Update: This event has been cancelled as Leslie McLemore is unable to attend.
WORTHINGTON — Civil rights activist Leslie McLemore has visited the Minnesota West Community and Technical College Worthington campus several times to share with students the stories of the America’s turbulent times. Now, he is returning for a public presentation, “In the Spirit of MLK … Voices of Unity.”
McLemore, of Jackson, Miss., will speak at noon Tuesday at the Minnesota West Fine Arts Theater. The event is free and open to students, faculty, staff and the public. Following his presentation, there will be time for questions from the audience.
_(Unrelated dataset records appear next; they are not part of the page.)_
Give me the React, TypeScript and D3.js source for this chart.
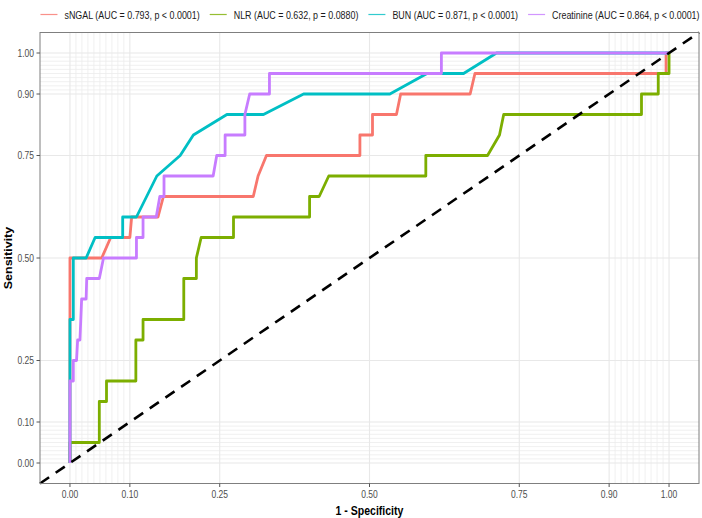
import * as d3 from "d3"
import { useEffect, useRef } from "react"

// ROC points: [1 - specificity, sensitivity]
const sngal: [number, number][] = [
  [0, 0], [0, 0.35], [0, 0.5], [0.053, 0.5], [0.068, 0.55], [0.1, 0.55], [0.103, 0.6],
  [0.147, 0.6], [0.156, 0.65], [0.306, 0.65], [0.314, 0.7], [0.328, 0.75], [0.484, 0.75],
  [0.484, 0.8], [0.505, 0.8], [0.505, 0.85], [0.545, 0.85], [0.552, 0.9], [0.668, 0.9],
  [0.676, 0.95], [0.995, 0.95], [0.995, 1], [1, 1]
]

const nlr: [number, number][] = [
  [0, 0], [0, 0.05], [0.049, 0.05], [0.049, 0.15], [0.061, 0.15], [0.061, 0.2], [0.11, 0.2],
  [0.11, 0.3], [0.122, 0.3], [0.122, 0.35], [0.19, 0.35], [0.19, 0.45], [0.211, 0.45],
  [0.211, 0.5], [0.219, 0.55], [0.273, 0.55], [0.273, 0.6], [0.4, 0.6], [0.4, 0.65],
  [0.416, 0.65], [0.432, 0.7], [0.594, 0.7], [0.594, 0.75], [0.697, 0.75], [0.717, 0.8],
  [0.724, 0.85], [0.954, 0.85], [0.954, 0.9], [0.982, 0.9], [0.982, 0.95], [1, 0.95], [1, 1]
]

const bun: [number, number][] = [
  [0, 0], [0, 0.2], [0, 0.35], [0.0056, 0.35], [0.0056, 0.5], [0.027, 0.5], [0.042, 0.55],
  [0.088, 0.55], [0.088, 0.6], [0.111, 0.6], [0.145, 0.7], [0.184, 0.75], [0.206, 0.8],
  [0.262, 0.85], [0.323, 0.85], [0.39, 0.9], [0.534, 0.9], [0.596, 0.95], [0.657, 0.95],
  [0.712, 1], [1, 1]
]

const creatinine: [number, number][] = [
  [0, 0], [0, 0.2], [0.0056, 0.2], [0.0056, 0.25], [0.011, 0.25], [0.0128, 0.3], [0.0167, 0.3],
  [0.0195, 0.4], [0.027, 0.4], [0.028, 0.45], [0.049, 0.45], [0.056, 0.5], [0.111, 0.5],
  [0.111, 0.55], [0.122, 0.55], [0.122, 0.6], [0.144, 0.6], [0.15, 0.65], [0.157, 0.65],
  [0.157, 0.7], [0.239, 0.7], [0.245, 0.75], [0.259, 0.75], [0.259, 0.8], [0.292, 0.8],
  [0.292, 0.85], [0.3, 0.9], [0.333, 0.9], [0.333, 0.95], [0.62, 0.95], [0.62, 1], [1, 1]
]

const seriesNames = [
  "sNGAL (AUC = 0.793, p < 0.0001)",
  "NLR (AUC = 0.632, p = 0.0880)",
  "BUN (AUC = 0.871, p < 0.0001)",
  "Creatinine (AUC = 0.864, p < 0.0001)"
]
const seriesColors = ["#F8766D", "#7CAE00", "#00BFC4", "#C77CFF"]
const seriesData = [sngal, nlr, bun, creatinine]

const majorBreaks = [0, 0.1, 0.25, 0.5, 0.75, 0.9, 1]
const minorBreaks = [
  0.01, 0.02, 0.03, 0.04, 0.05, 0.06, 0.07, 0.08, 0.09,
  0.91, 0.92, 0.93, 0.94, 0.95, 0.96, 0.97, 0.98, 0.99
]

const SQ = 0.81 // the picture's text is squeezed sideways

const App = () => {
  const svgRef = useRef<SVGSVGElement | null>(null)

  useEffect(() => {
    if (!svgRef.current) return
    const svg = d3.select(svgRef.current)
    svg.selectAll("*").remove()

    const left = 40, right = 699, top = 32.5, bottom = 483.5
    const x = d3.scaleLinear().domain([-0.05, 1.05]).range([left, right])
    const y = d3.scaleLinear().domain([-0.05, 1.05]).range([bottom, top])

    svg.append("rect").attr("width", 702).attr("height", 518).attr("fill", "#fff")

    const grid = svg.append("g")
    minorBreaks.forEach(v => {
      grid.append("line").attr("x1", x(v)).attr("x2", x(v)).attr("y1", top).attr("y2", bottom)
        .attr("stroke", "#ececec").attr("stroke-width", 0.8)
      grid.append("line").attr("y1", y(v)).attr("y2", y(v)).attr("x1", left).attr("x2", right)
        .attr("stroke", "#ececec").attr("stroke-width", 0.8)
    })
    majorBreaks.forEach(v => {
      grid.append("line").attr("x1", x(v)).attr("x2", x(v)).attr("y1", top).attr("y2", bottom)
        .attr("stroke", "#e8e8e8").attr("stroke-width", 1.1)
      grid.append("line").attr("y1", y(v)).attr("y2", y(v)).attr("x1", left).attr("x2", right)
        .attr("stroke", "#e8e8e8").attr("stroke-width", 1.1)
    })

    // curves
    const line = d3.line<[number, number]>().x(d => x(d[0])).y(d => y(d[1]))
    seriesData.forEach((data, i) => {
      svg.append("path").datum(data).attr("d", line).attr("fill", "none")
        .attr("stroke", seriesColors[i]).attr("stroke-width", 2.8)
        .attr("stroke-linejoin", "round")
    })

    // chance line
    svg.append("line")
      .attr("x1", x(-0.05)).attr("y1", y(-0.05)).attr("x2", x(1.05)).attr("y2", y(1.05))
      .attr("stroke", "#000").attr("stroke-width", 2.6).attr("stroke-dasharray", "11,8")

    svg.append("rect").attr("x", left).attr("y", top)
      .attr("width", right - left).attr("height", bottom - top)
      .attr("fill", "none").attr("stroke", "#7f7f7f").attr("stroke-width", 1)

    const squeezedText = (px: number, py: number, txt: string, rot = 0) =>
      svg.append("text")
        .attr("transform", `translate(${px},${py}) scale(${SQ},1)${rot ? ` rotate(${rot})` : ""}`)
        .style("font-family", "Liberation Sans, Arial, sans-serif")
        .text(txt)

    // axes ticks and labels
    majorBreaks.forEach(v => {
      svg.append("line").attr("x1", x(v)).attr("x2", x(v)).attr("y1", bottom).attr("y2", bottom + 3.5)
        .attr("stroke", "#555")
      squeezedText(x(v), bottom + 14.5, d3.format(".2f")(v))
        .attr("text-anchor", "middle").style("font-size", "10.5px").attr("fill", "#4d4d4d")
      svg.append("line").attr("y1", y(v)).attr("y2", y(v)).attr("x1", left - 3.5).attr("x2", left)
        .attr("stroke", "#555")
      squeezedText(left - 6, y(v) + 3.8, d3.format(".2f")(v))
        .attr("text-anchor", "end").style("font-size", "10.5px").attr("fill", "#4d4d4d")
    })

    squeezedText(x(0.5), 515, "1 - Specificity")
      .attr("text-anchor", "middle").style("font-size", "13px").style("font-weight", "bold")
    squeezedText(11.5, (top + bottom) / 2, "Sensitivity", -90)
      .attr("text-anchor", "middle").style("font-size", "12.5px").style("font-weight", "bold")

    // legend on top
    const legend = svg.append("g")
    const items = seriesNames.map((name, i) => {
      const t = squeezedText(0, 0, name).style("font-size", "11px").attr("fill", "#1a1a1a")
      const w = (t.node() as SVGTextElement).getComputedTextLength() * SQ
      t.remove()
      return { name, i, w }
    })
    const keyW = 17, keyGap = 7, itemGap = 10
    const total = d3.sum(items, d => keyW + keyGap + d.w) + itemGap * (items.length - 1)
    let cx = 370 - total / 2
    items.forEach(d => {
      legend.append("line").attr("x1", cx).attr("x2", cx + keyW).attr("y1", 14.5).attr("y2", 14.5)
        .attr("stroke", seriesColors[d.i]).attr("stroke-width", 1.2).attr("opacity", 0.8)
      squeezedText(cx + keyW + keyGap, 18.5, d.name).style("font-size", "11px").attr("fill", "#1a1a1a")
      cx += keyW + keyGap + d.w + itemGap
    })
  }, [])

  return (
    <svg
      ref={svgRef}
      width={702}
      height={518}
      style={{ position: "fixed", left: 0, top: 0 }}
    />
  )
}

export default App
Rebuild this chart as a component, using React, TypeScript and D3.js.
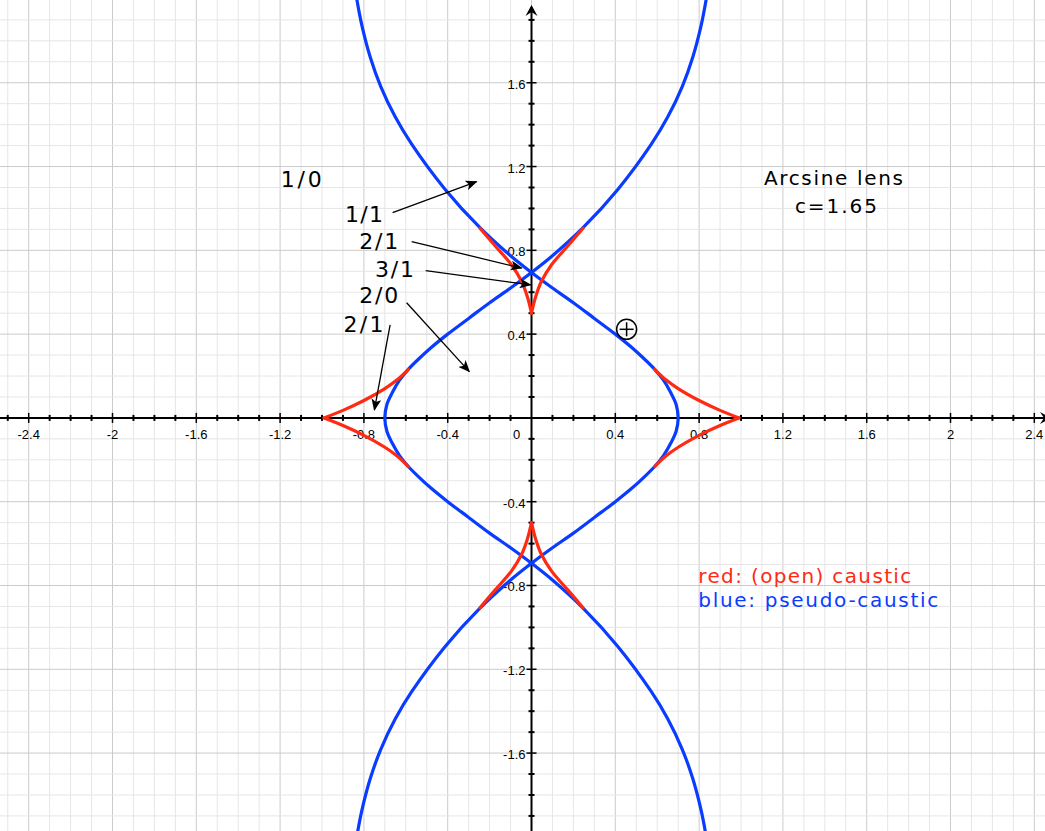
import * as d3 from "d3";
import { useEffect, useRef } from "react";

const W = 1045;
const H = 831;

// blue pseudo-caustic, the branch that bulges to the left (top-right -> bottom-right)
const blueLeft: [number, number][] = [
  [0.85, 2.1], [0.835, 2.005], [0.81, 1.875], [0.77, 1.723], [0.72, 1.583], [0.65, 1.436],
  [0.572, 1.307], [0.413, 1.092], [0.246, 0.908], [0.1, 0.774], [0, 0.694],
  [-0.1, 0.62], [-0.2, 0.55], [-0.3, 0.475], [-0.4, 0.4], [-0.48, 0.335],
  [-0.54, 0.28], [-0.588, 0.232], [-0.63, 0.18], [-0.665, 0.12], [-0.69, 0.065],
  [-0.7, 0], [-0.69, -0.065], [-0.665, -0.12], [-0.63, -0.18], [-0.588, -0.232],
  [-0.54, -0.28], [-0.48, -0.335], [-0.4, -0.4], [-0.3, -0.475], [-0.2, -0.55],
  [-0.1, -0.62], [0, -0.694], [0.1, -0.774], [0.246, -0.908], [0.413, -1.092],
  [0.572, -1.307], [0.65, -1.436], [0.72, -1.583], [0.77, -1.723], [0.81, -1.875],
  [0.835, -2.005], [0.85, -2.1],
];

// blue pseudo-caustic, the branch that bulges to the right (top-left -> bottom-left)
const blueRight: [number, number][] = [
  [-0.85, 2.1], [-0.835, 2.005], [-0.81, 1.875], [-0.77, 1.723], [-0.72, 1.583], [-0.65, 1.436],
  [-0.572, 1.307], [-0.413, 1.092], [-0.246, 0.908], [-0.1, 0.774], [0, 0.694],
  [0.1, 0.62], [0.2, 0.55], [0.3, 0.475], [0.4, 0.4], [0.48, 0.335],
  [0.54, 0.28], [0.588, 0.232], [0.63, 0.18], [0.665, 0.12], [0.69, 0.065],
  [0.7, 0], [0.69, -0.065], [0.665, -0.12], [0.63, -0.18], [0.588, -0.232],
  [0.54, -0.28], [0.48, -0.335], [0.4, -0.4], [0.3, -0.475], [0.2, -0.55],
  [0.1, -0.62], [0, -0.694], [-0.1, -0.774], [-0.246, -0.908], [-0.413, -1.092],
  [-0.572, -1.307], [-0.65, -1.436], [-0.72, -1.583], [-0.77, -1.723], [-0.81, -1.875],
  [-0.835, -2.005], [-0.85, -2.1],
];

// red caustic branches, each listed from its cusp outwards
const redTopL: [number, number][] = [
  [0, 0.5], [-0.02, 0.579], [-0.047, 0.651], [-0.095, 0.73], [-0.174, 0.822], [-0.246, 0.906],
];
const redTopR: [number, number][] = [
  [0, 0.5], [0.02, 0.579], [0.047, 0.651], [0.095, 0.73], [0.174, 0.822], [0.246, 0.906],
];
const redBotL: [number, number][] = [
  [0, -0.5], [-0.02, -0.579], [-0.047, -0.651], [-0.095, -0.73], [-0.174, -0.822], [-0.246, -0.906],
];
const redBotR: [number, number][] = [
  [0, -0.5], [0.02, -0.579], [0.047, -0.651], [0.095, -0.73], [0.174, -0.822], [0.246, -0.906],
];
const redLeftU: [number, number][] = [
  [-0.99, 0], [-0.9, 0.036], [-0.8, 0.083], [-0.7, 0.14], [-0.64, 0.183], [-0.588, 0.232],
];
const redLeftD: [number, number][] = [
  [-0.99, 0], [-0.9, -0.036], [-0.8, -0.083], [-0.7, -0.14], [-0.64, -0.183], [-0.588, -0.232],
];
const redRightU: [number, number][] = [
  [0.99, 0], [0.9, 0.036], [0.8, 0.083], [0.7, 0.14], [0.64, 0.183], [0.588, 0.232],
];
const redRightD: [number, number][] = [
  [0.99, 0], [0.9, -0.036], [0.8, -0.083], [0.7, -0.14], [0.64, -0.183], [0.588, -0.232],
];

const xTickLabels = [-2.4, -2, -1.6, -1.2, -0.8, -0.4, 0, 0.4, 0.8, 1.2, 1.6, 2, 2.4];
const yTickLabels = [-1.6, -1.2, -0.8, -0.4, 0.4, 0.8, 1.2, 1.6];

// region labels: text, x, y, width
const regionLabels: [string, number, number, number][] = [
  ["1/0", -1.197, 1.104, 41],
  ["1/1", -0.89, 0.937, 38],
  ["2/1", -0.822, 0.807, 39],
  ["3/1", -0.747, 0.674, 39],
  ["2/0", -0.822, 0.547, 39],
  ["2/1", -0.898, 0.412, 40],
];
// arrows: x1, y1, x2, y2
const arrows: [number, number, number, number][] = [
  [-0.663, 0.98, -0.262, 1.128],
  [-0.572, 0.842, -0.047, 0.715],
  [-0.505, 0.703, -0.004, 0.635],
  [-0.596, 0.55, -0.297, 0.221],
  [-0.675, 0.444, -0.75, 0.038],
];

const RED = "#ff2a12";
const BLUE = "#0a3cff";

export default function App() {
  const svgRef = useRef<SVGSVGElement>(null);

  useEffect(() => {
    document.body.style.margin = "0";
    const svg = d3.select(svgRef.current);
    svg.selectAll("*").remove();

    const x = d3.scaleLinear().domain([-2.537, 2.451]).range([0, W]);
    const y = d3.scaleLinear().domain([-1.972, 1.995]).range([H, 0]);

    svg.append("rect").attr("width", W).attr("height", H).attr("fill", "#fff");

    // grid
    const grid = svg.append("g");
    const xs = d3.range(-25, 25).map((i) => i / 10);
    const ys = d3.range(-19, 20).map((i) => i / 10);
    const isMajor = (v: number) => Math.abs(Math.round(v * 10) % 4) === 0;
    grid
      .selectAll(".gx")
      .data(xs)
      .join("line")
      .attr("x1", (d) => x(d))
      .attr("x2", (d) => x(d))
      .attr("y1", 0)
      .attr("y2", H)
      .attr("stroke", (d) => (isMajor(d) ? "#cbcbcb" : "#e6e6e6"))
      .attr("stroke-width", 1);
    grid
      .selectAll(".gy")
      .data(ys)
      .join("line")
      .attr("y1", (d) => y(d))
      .attr("y2", (d) => y(d))
      .attr("x1", 0)
      .attr("x2", W)
      .attr("stroke", (d) => (isMajor(d) ? "#cbcbcb" : "#e6e6e6"))
      .attr("stroke-width", 1);

    // axes
    const ax = svg.append("g").attr("stroke", "#000");
    ax.append("line").attr("x1", 0).attr("x2", W + 4).attr("y1", y(0)).attr("y2", y(0)).attr("stroke-width", 2);
    ax.append("line").attr("x1", x(0)).attr("x2", x(0)).attr("y1", 7).attr("y2", H).attr("stroke-width", 2);
    ax.selectAll(".tx")
      .data(xs.filter((d) => Math.abs(d) > 1e-6))
      .join("line")
      .attr("x1", (d) => x(d))
      .attr("x2", (d) => x(d))
      .attr("y1", (d) => y(0) - (isMajor(d) ? 5 : 3))
      .attr("y2", (d) => y(0) + (isMajor(d) ? 5 : 3))
      .attr("stroke-width", (d) => (isMajor(d) ? 1.5 : 2));
    ax.selectAll(".ty")
      .data(ys.filter((d) => Math.abs(d) > 1e-6))
      .join("line")
      .attr("y1", (d) => y(d))
      .attr("y2", (d) => y(d))
      .attr("x1", (d) => x(0) - (isMajor(d) ? 5 : 3))
      .attr("x2", (d) => x(0) + (isMajor(d) ? 5 : 3))
      .attr("stroke-width", (d) => (isMajor(d) ? 1.5 : 2));
    // arrow heads
    svg
      .append("path")
      .attr("d", `M${x(0)},5 L${x(0) + 6},16 L${x(0)},12 L${x(0) - 6},16 Z`)
      .attr("fill", "#000");
    svg
      .append("path")
      .attr("d", `M${W + 6},${y(0)} L${W - 5},${y(0) - 6} L${W - 1},${y(0)} L${W - 5},${y(0) + 6} Z`)
      .attr("fill", "#000");

    const tickFont = "'Liberation Sans', Arial, sans-serif";
    svg
      .append("g")
      .selectAll("text")
      .data(xTickLabels)
      .join("text")
      .attr("x", (d) => (d === 0 ? x(0) - 15 : x(d)))
      .attr("y", y(0) + 21)
      .attr("text-anchor", "middle")
      .attr("font-family", tickFont)
      .attr("font-size", 13)
      .text((d) => String(d));
    svg
      .append("g")
      .selectAll("text")
      .data(yTickLabels)
      .join("text")
      .attr("x", x(0) - 6)
      .attr("y", (d) => y(d) + 6)
      .attr("text-anchor", "end")
      .attr("font-family", tickFont)
      .attr("font-size", 13)
      .text((d) => String(d));

    // curves
    const line = d3
      .line<[number, number]>()
      .x((d) => x(d[0]))
      .y((d) => y(d[1]))
      .curve(d3.curveCatmullRom.alpha(0.5));

    const curves = svg.append("g").attr("fill", "none").attr("stroke-width", 3.2).attr("stroke-linecap", "round");
    [blueLeft, blueRight].forEach((c) => curves.append("path").attr("d", line(c)).attr("stroke", BLUE));
    [redTopL, redTopR, redBotL, redBotR, redLeftU, redLeftD, redRightU, redRightD].forEach((c) =>
      curves.append("path").attr("d", line(c)).attr("stroke", RED)
    );

    // annotations
    const labelFont = "'DejaVu Sans', Verdana, sans-serif";
    svg
      .append("defs")
      .append("marker")
      .attr("id", "head")
      .attr("viewBox", "0 0 12 10")
      .attr("refX", 11)
      .attr("refY", 5)
      .attr("markerWidth", 12)
      .attr("markerHeight", 10)
      .attr("markerUnits", "userSpaceOnUse")
      .attr("orient", "auto")
      .append("path")
      .attr("d", "M0,0 L12,5 L0,10 L3,5 Z")
      .attr("fill", "#000");

    svg
      .append("g")
      .selectAll("line")
      .data(arrows)
      .join("line")
      .attr("x1", (d) => x(d[0]))
      .attr("y1", (d) => y(d[1]))
      .attr("x2", (d) => x(d[2]))
      .attr("y2", (d) => y(d[3]))
      .attr("stroke", "#000")
      .attr("stroke-width", 1.3)
      .attr("marker-end", "url(#head)");

    svg
      .append("g")
      .selectAll("text")
      .data(regionLabels)
      .join("text")
      .attr("x", (d) => x(d[1]))
      .attr("y", (d) => y(d[2]))
      .attr("textLength", (d) => d[3])
      .attr("lengthAdjust", "spacing")
      .attr("font-family", labelFont)
      .attr("font-size", 22)
      .text((d) => d[0]);

    const title = svg.append("g").attr("font-family", labelFont).attr("font-size", 20).attr("text-anchor", "middle");
    title.append("text").attr("x", x(1.441)).attr("y", y(1.112)).attr("textLength", 139).attr("lengthAdjust", "spacing").text("Arcsine lens");
    title.append("text").attr("x", x(1.453)).attr("y", y(0.977)).attr("textLength", 82).attr("lengthAdjust", "spacing").text("c=1.65");

    const legend = svg.append("g").attr("font-family", labelFont).attr("font-size", 20);
    legend.append("text").attr("x", x(0.796)).attr("y", y(-0.789)).attr("fill", RED).attr("textLength", 213).attr("lengthAdjust", "spacing").text("red: (open) caustic");
    legend.append("text").attr("x", x(0.796)).attr("y", y(-0.901)).attr("fill", BLUE).attr("textLength", 240).attr("lengthAdjust", "spacing").text("blue: pseudo-caustic");

    // circled plus
    const cp = svg.append("g").attr("stroke", "#000").attr("stroke-width", 1.5).attr("fill", "none");
    cp.append("circle").attr("cx", x(0.454)).attr("cy", y(0.423)).attr("r", 10);
    cp.append("line").attr("x1", x(0.454) - 7).attr("x2", x(0.454) + 7).attr("y1", y(0.423)).attr("y2", y(0.423));
    cp.append("line").attr("x1", x(0.454)).attr("x2", x(0.454)).attr("y1", y(0.423) - 7).attr("y2", y(0.423) + 7);
  }, []);

  return <svg ref={svgRef} width={W} height={H} style={{ display: "block" }} />;
}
McLemore became involved in the civil rights movement and student activism in the early 1960s. He was a member and activist for the National Association for the Advancement of Colored People (NAACP) and the Student Nonviolent Coordinating Committee (SNCC). He has participated in voter registration drives and served as the northern regional coordinator for the Freedom Vote campaign in 1963.
Dan Roos, dean of liberal arts at Minnesota West, is one of a handful of Minnesota West faculty members in recent years to attend a week-long seminar featuring McLemore. The focal point of McLemore’s talks have been on American democracy, from Freedom Summer to the Memphis Sanitation Strike.
“When he’s been here in the past, he’s always had a subject that’s relevant to the times,” Roos said. “He relates well to young people.”
Prior to his noontime talk, McLemore will speak to students in the sociology classes at Minnesota West.
Roos said McLemore “gushes enthusiasm for people” and encourages all to attend Tuesday’s presentation. Limited seating is anticipated.
McLemore earned his master's degree in political science and a doctorate in government from the University of Massachusetts Amherst. A former city council member in Jackson, Miss., he is now vice chairman of the Mississippi Freedom Democratic Party. In addition, he is a professor of political science at Jackson State University and director of the Fannie Lou Hamer National Institute on Citizenship and Democracy.
Tuesday’s event is sponsored through a collaboration of Southwest Minnesota State University in Marshall, Minnesota West Worthington campus and the Culture Corner.